Forget exploding ARMs -- watch for imploding prices
By Matt Carter, Friday, April 18, 2008.Bookmarking Sites
The target for the federal funds overnight rate, which stood at 5.25 percent in September, has been slashed six times, to 2.25 percent. Although many ARM loans are indexed to another short-term rate, the London Interbank Offered Rate, or LIBOR, that has come down as well (although perhaps not as much as we'd been led to believe -- see MarketWatch).
While reduced payment shock for ARM borrowers is good news -- 1.72 million owner-occupied homes with such loans are projected to see resets this year and next -- it's probably too soon to pop the cork on the Champagne. According to the latest economic letter from the Federal Reserve Bank of San Francisco, it's likely ARM loans have higher delinquency rates than fixed-rate loans not because of the payment shock associated with interest rate resets, but because the people who took them out had higher risk characteristics.
Furthermore, differences in house price changes account for most regional variations in delinquency rates, regardless of whether borrowers are prime or subprime -- or whether loans carry fixed or adjustable rates -- the letter, adapted from a speech by San Francisco Fed CEO Janet Yellen, concludes.
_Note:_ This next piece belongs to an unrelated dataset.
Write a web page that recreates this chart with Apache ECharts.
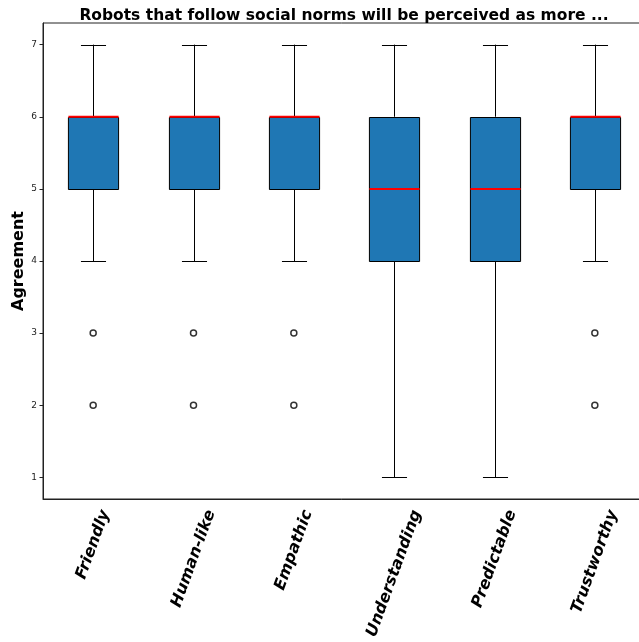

"To the extent that the subprime meltdown is tied to declining house prices rather than interest rate resets, other borrowers, including prime borrowers, also could be affected," Yellen said. "Indeed, while default rates for the latter loans are lower than for subprime loans, delinquency rates among all categories are highly correlated with house price declines across regions of the country."
The bottom line? The reduced payment-shock on ARM loans is not going to save markets that saw massive price runups during the housing boom from further price declines.
"Looking ahead, it seems likely that the period of house price declines will not be over very soon, since some models of the fundamental value of houses suggest that prices are still too high, and futures markets for house prices indicate further declines this year," Yellen says.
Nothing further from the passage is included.